Ермолов был очень рад моему приезду и с удовольствием узнал, что я направлял путь свой в Петербург. Кто знает, впрочем? Он, может, имел более в мыслях узнать что-нибудь нового, и слышать развязку столь долго длящейся загадки о предположительном назначении моем на Кавказ.
Трое суток провел я в Москве и из оных две ночи у Алексея Петровича, который отпускал меня домой не прежде 4 и 5 часов утра.
– Государь, – говорил он, – приходит в отчаяние, когда получает вести с Кавказа, но скоро забывает о них, полагая все конченным и устроенным, когда ответят на какое-либо донесение оттуда. Не так-то бы они покойны были, если б Шамиль воевал у ворот Петербурга; но Кавказ далек, а пожертвования, приносимые Россией для сей утомительной и разорительной войны, забываются в шуме обыкновенных столичных веселий. Императрица, – продолжал он, – в слезах, когда слышит о постигающих нас в том краю неудачах.
– Неужели, – спросил я, – полагаете вы, что способности мои достаточны для приведения дел на Кавказе в порядок?
Он несколько подумал и отвечал:
– Взгляни, любезный Муравьев, на всех занимавших сие место в последнее время и на тех, которые имеются в виду для занятия оного, и сравни с собой беспристрастно. Чувствуешь ли себя выше их?
– Чувствую себя выше их, – отвечал я без запинания.
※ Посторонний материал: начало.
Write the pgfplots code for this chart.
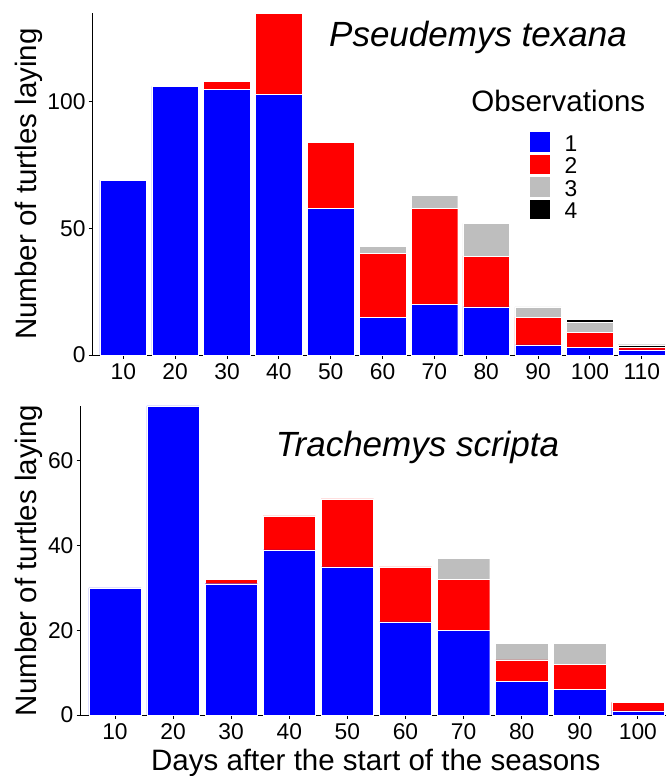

– Этим и вопрос решается, – сказал Алексей Петрович, – довольно того, что из тех лиц нет решительно ни одного, которое можно бы назвать способным к занятию места главнокомандующего на Кавказе; это неоспоримо видимо. Ты же, кроме дарований своих, имеешь уже над ними одно величайшее преимущество: железную волю и непреоборимое терпение, против которых ничто устоять не может. Я знаю, что ты в походе ведешь жизнь солдатскую и уверяю тебя, что с сухарем в руке и луковицей, коими ты довольствуешься, ты наделаешь чудес, каких они не вздумают; за тобой все кинется и достигнет цели. Право, нет великой хитрости во всем этом деле. Главным же средством, самоотвержением, подобным твоему, они не обладают.
– Положим, – сказал я, – что меня бы и стало для одоления горцев; но устою ли я против вооруженных действий завистников моих в столице и при дворе, о которые все приписываемые вами мне достоинства должны разбиться?